Logan also serves as the education chair for the local branch of the American Chemical Society, where she works to promote science education to young people in Syracuse and the surrounding area.

“Those education classes made it easy to talk to children about science on a basic level,” Logan said. “That’s something I’m passionate about, making sure science isn’t thought of as boring or so hard they can’t get it.”

As education chair, Logan helped coordinate events for Syracuse like National Chemistry Week. Around 180 people from the community took part in scientific activities with the assistance of over 50 volunteers in an effort to show science in a different light.

Professors as mentors

During her time as a student, Logan worked closely with Dr. Jeff Schneider and Dr. Casey Raymond in the chemistry department. One of her favorite experiences of the program is that her professors became more than instructors; they also served as mentors.

“They really helped me hone the teaching of chemistry. They were able to give me that insight of how to develop a lab and teach a chemistry concept in a lab,” she said. “Even now, if I can’t figure something out, I can call them.”

The role Logan’s professors played in her education showed her how intertwined chemistry and education can be.
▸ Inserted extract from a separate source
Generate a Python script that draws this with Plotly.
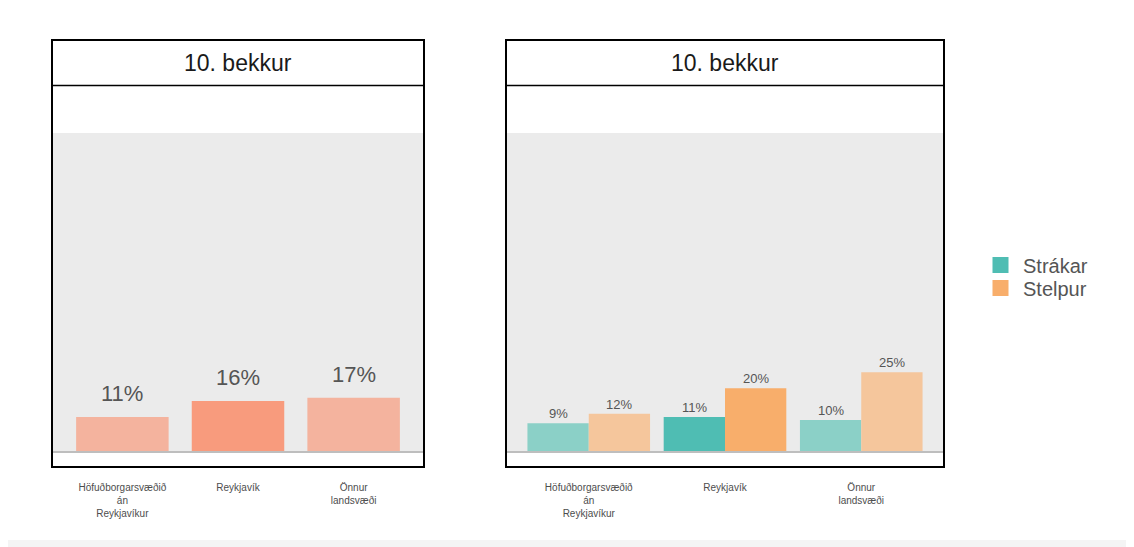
import plotly.graph_objects as go

# the page puts the figure 8px in from the top-left corner
OX, OY = 8, 8
W, H = 1134 - OX, 547 - OY

# data
categories = ["Höfuðborgarsvæðið án Reykjavíkur", "Reykjavík", "Önnur landsvæði"]
tick_text = ["Höfuðborgarsvæðið<br>án<br>Reykjavíkur", "Reykjavík", "Önnur<br>landsvæði"]
panel_title = "10. bekkur"
total_pct = [11, 16, 17]
boys_pct = [9, 11, 10]
girls_pct = [12, 20, 25]
series_names = ["Strákar", "Stelpur"]

COLORS = {
    "total": ["#F4B39E", "#F89B7D", "#F4B39E"],
    "boys": ["#8BD0C7", "#4FBDB3", "#8BD0C7"],
    "girls": ["#F5C69C", "#F8AE6B", "#F5C69C"],
    "boys_key": "#4FBDB3",
    "girls_key": "#F8AE6B",
    "panel_bg": "#EBEBEB",
    "text": "#555555",
}
FONT = "Liberation Sans, Arial, sans-serif"


def px(x):
    """Page pixel x -> paper coordinate."""
    return (x - OX) / W


def py(y):
    """Page pixel y -> paper coordinate."""
    return 1 - (y - OY) / H


# pixel geometry of the two panels (outer border), in page pixels
PANELS = [(52, 424), (506, 944)]
TOP, STRIP_BOTTOM, BOTTOM = 40, 86, 467
ZERO_Y, HUNDRED_Y = 452, 133
scale = (ZERO_Y - HUNDRED_Y) / 100.0
y_range = [-(BOTTOM - 1 - ZERO_Y) / scale, 100 + (HUNDRED_Y - STRIP_BOTTOM) / scale]

fig = go.Figure()

# panel 1: total
fig.add_trace(go.Bar(
    x=categories, y=total_pct, width=0.8, offset=-0.4,
    marker=dict(color=COLORS["total"], line=dict(width=0)),
    showlegend=False, hoverinfo="skip", xaxis="x", yaxis="y",
))

# panel 2: by gender
fig.add_trace(go.Bar(
    x=categories, y=boys_pct, width=0.45, offset=-0.45,
    marker=dict(color=COLORS["boys"], line=dict(width=0)),
    name=series_names[0], showlegend=False, xaxis="x2", yaxis="y2",
))
fig.add_trace(go.Bar(
    x=categories, y=girls_pct, width=0.45, offset=0,
    marker=dict(color=COLORS["girls"], line=dict(width=0)),
    name=series_names[1], showlegend=False, xaxis="x2", yaxis="y2",
))

# legend keys, one legend box each so the spacing can be set
for k, (name, col) in enumerate(zip(series_names, [COLORS["boys_key"], COLORS["girls_key"]])):
    fig.add_trace(go.Scatter(
        x=[None], y=[None], mode="markers", name=name,
        marker=dict(symbol="square", size=18, color=col),
        xaxis="x2", yaxis="y2", legend="legend" if k == 0 else "legend2",
    ))

annotations = []
for i, v in enumerate(total_pct):
    annotations.append(dict(
        x=i, y=v, xref="x", yref="y", text=f"{v}%", showarrow=False,
        yanchor="bottom", yshift=9, font=dict(size=22, color=COLORS["text"]),
    ))
for i, (b, g) in enumerate(zip(boys_pct, girls_pct)):
    for xpos, v in [(i - 0.225, b), (i + 0.225, g)]:
        annotations.append(dict(
            x=xpos, y=v, xref="x2", yref="y2", text=f"{v}%", showarrow=False,
            yanchor="bottom", yshift=0, font=dict(size=13, color=COLORS["text"]),
        ))

shapes = [
    # white card on grey page
    dict(type="rect", xref="paper", yref="paper", x0=px(7), x1=px(1128),
         y0=py(540), y1=py(5), fillcolor="white", line=dict(width=0), layer="below"),
]
for k, (x0, x1) in enumerate(PANELS):
    xa = "x" if k == 0 else "x2"
    ya = "y" if k == 0 else "y2"
    shapes += [
        dict(type="rect", xref=f"{xa} domain", yref=ya, x0=0, x1=1, y0=0, y1=100,
             fillcolor=COLORS["panel_bg"], line=dict(width=0), layer="below"),
        dict(type="line", xref=f"{xa} domain", yref=ya, x0=0, x1=1, y0=0, y1=0,
             line=dict(color="#BEBEBE", width=2), layer="above"),
        dict(type="rect", xref="paper", yref="paper", x0=px(x0), x1=px(x1),
             y0=py(BOTTOM), y1=py(TOP), line=dict(color="black", width=2),
             fillcolor="rgba(0,0,0,0)", layer="above"),
        dict(type="line", xref="paper", yref="paper", x0=px(x0), x1=px(x1),
             y0=py(STRIP_BOTTOM - 0.5), y1=py(STRIP_BOTTOM - 0.5),
             line=dict(color="black", width=1.5), layer="above"),
    ]
    annotations.append(dict(
        x=px((x0 + x1) / 2), y=py((TOP + STRIP_BOTTOM) / 2), xref="paper", yref="paper",
        text=panel_title, showarrow=False, xanchor="center", yanchor="middle",
        font=dict(size=23, color="#1A1A1A"),
    ))

xaxis_common = dict(
    type="category", range=[-0.6, 2.6], tickvals=categories, ticktext=tick_text,
    ticks="outside", ticklen=12, tickcolor="rgba(0,0,0,0)",
    showgrid=False, zeroline=False, showline=False,
    tickfont=dict(size=10, color="#4D4D4D"), fixedrange=True,
)
yaxis_common = dict(
    range=y_range, showticklabels=False, showgrid=False, zeroline=False,
    showline=False, ticks="", fixedrange=True,
)
legend_common = dict(
    x=px(978), xanchor="left", yanchor="middle",
    font=dict(size=20, color=COLORS["text"]), bgcolor="rgba(0,0,0,0)",
    itemsizing="trace", itemwidth=35,
)

fig.update_layout(
    width=W, height=H,
    margin=dict(l=0, r=0, t=0, b=0),
    paper_bgcolor="#F4F4F4",
    plot_bgcolor="rgba(0,0,0,0)",
    font=dict(family=FONT, color=COLORS["text"]),
    barmode="overlay",
    xaxis=dict(domain=[px(PANELS[0][0] + 1), px(PANELS[0][1] - 1)], anchor="y", **xaxis_common),
    yaxis=dict(domain=[py(BOTTOM - 1), py(STRIP_BOTTOM)], anchor="x", **yaxis_common),
    xaxis2=dict(domain=[px(PANELS[1][0] + 1), px(PANELS[1][1] - 1)], anchor="y2", **xaxis_common),
    yaxis2=dict(domain=[py(BOTTOM - 1), py(STRIP_BOTTOM)], anchor="x2", **yaxis_common),
    legend=dict(y=py(265), **legend_common),
    legend2=dict(y=py(288), **legend_common),
    shapes=shapes,
    annotations=annotations,
)

fig.write_html("out.html")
“Teaching is necessary in chemistry. It’s not just doing scientific research,” she said. “Being able to teach that information is vitally important.”

Logan believes that education degrees will continue to be relevant if students are passionate about what they do.

“There are two things that will never go out of style career wise; doctors because we’ll always be sick and educators because we’ll always need to learn,” Logan said. “You have to find that passion. If you’re passionate in education you’ll find a job.”

Logan advises other graduate students in education to do what she has done -- look for opportunities outside traditional teaching careers and use those skills to find a position that you are passionate about.

“There are opportunities outside the typical high school or elementary school teacher,” she said. “The information you learn in those courses isn’t only relevant to teaching children, it’s relevant to everyday life.”